Note that for the --input-recursive and --output-recursive features, dsub does not get direct support from the Pipelines API. Instead, it injects the necessary code into the Docker command to set the environment variables and perform the recursive copies.

As a getting started convenience, if --input-recursive or --output-recursive are used with the google provider, dsub will automatically check for and install the Google Cloud SDK in the Docker container at runtime (before your script executes).

If you use the recursive copy features, install the Cloud SDK in your Docker image when you build it to avoid the installation at runtime.

Container runtime environment

The data disk path is the same on the host VM as it is in the Docker container:

  • /mnt/data

The /mnt/data folder contains:

  • input: location of automatically localized --input and --input-recursive parameter values.
  • output: location for script to write automatically delocalized --output and --output-recursive parameter values.
  • script: location of the your dsub --script or --command script.
  • tmp: temporary directory for the user script.
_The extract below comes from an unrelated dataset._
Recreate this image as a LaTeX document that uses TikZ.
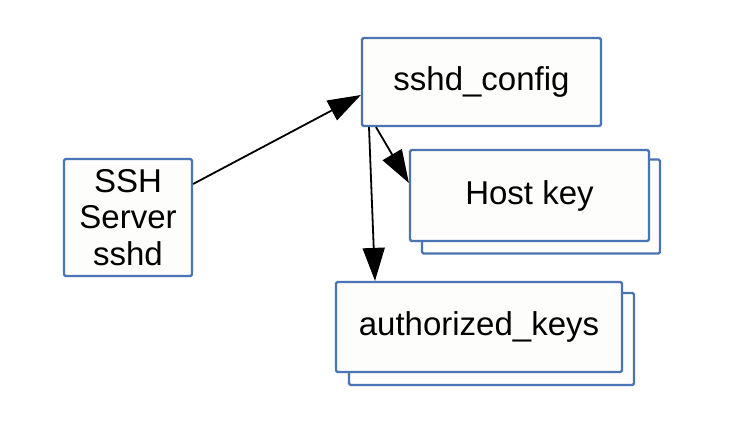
\documentclass[tikz,border=0pt]{standalone}
\usepackage{fontspec}
\setmainfont{Liberation Sans}
\usetikzlibrary{arrows.meta,positioning}
\definecolor{boxblue}{HTML}{4A74B4}
\definecolor{boxfill}{HTML}{FDFDFC}
\tikzset{
  filebox/.style={draw=boxblue, fill=boxfill, line width=2.2pt, rounded corners=1.5pt,
    inner sep=0pt, font=\fontsize{33}{36.5}\selectfont, align=center},
  arr/.style={line width=1.8pt, -{Triangle[length=33pt,width=22pt]}}
}
\begin{document}
\begin{tikzpicture}[x=1pt,y=-1pt]
\useasboundingbox[fill=white] (0,0) rectangle (734,435);
% nodes
\node[filebox, minimum width=128pt, minimum height=117pt] (ssh) at (128,217.5) {SSH\\Server\\sshd};
\node[filebox, minimum width=239pt, minimum height=88pt] (cfg) at (481.5,82) {sshd\_config};
\node[filebox, minimum width=238pt, minimum height=94pt] (hostback) at (541,206.5) {};
\node[filebox, minimum width=239pt, minimum height=91pt] (host) at (529.5,195.5) {Host key};
\node[filebox, minimum width=285pt, minimum height=92pt] (authback) at (491.5,339) {};
\node[filebox, minimum width=286pt, minimum height=90pt] (auth) at (479,327) {authorized\_keys};
% connectors
\draw[arr] ([yshift=33.5pt]ssh.east) -- ([yshift=-13pt]cfg.west);
\draw[arr] ([xshift=-105.5pt]cfg.south) -- ([yshift=12.5pt]host.west);
\draw[arr] ([xshift=-112.5pt]cfg.south) -- ([xshift=-104pt]auth.north);
\end{tikzpicture}
\end{document}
TMPDIR is set to this directory.
  • workingdir: the working directory set before the user script runs.

Task state and logging

The Genomics API supports the following "operation status" values:

  • RUNNING
  • SUCCESS
  • FAILURE
  • CANCELED

Note that while an operation is queued for execution its status is RUNNING.

The Pipelines API controller maintains 3 log files, which are uploaded every 5 minutes to the --logging location specified to dsub:

  • [prefix].log: log generated by the controller as it executes
  • [prefix]-stdout.log: stdout from your Docker container
  • [prefix]-stderr.log: stderr from your Docker container

The [prefix] will be either the Google Genomics operation name or a string that you can specify as described here:

https://cloud.google.com/genomics/v1alpha2/pipelines-api-troubleshooting#pipeline_operation_log_files

Resource requirements

The google provider supports resource-related flags such as --min-cpu, --min-ram, --boot-disk-size, or --disk-size.

Machine type

By default, the Compute Engine VM that runs will be an n1-standard-1. If you specify --min-cpu and/or --min-ram, the Pipelines API will choose the smallest predefined machine type that satisfies your requested minimums.

Disk allocation

The Docker container launched by the Pipelines API will use the host VM boot disk for system paths. All other directories set up by dsub will be on the data disk, including the TMPDIR (as discussed abovec). Thus you should only ever need to change the --disk-size.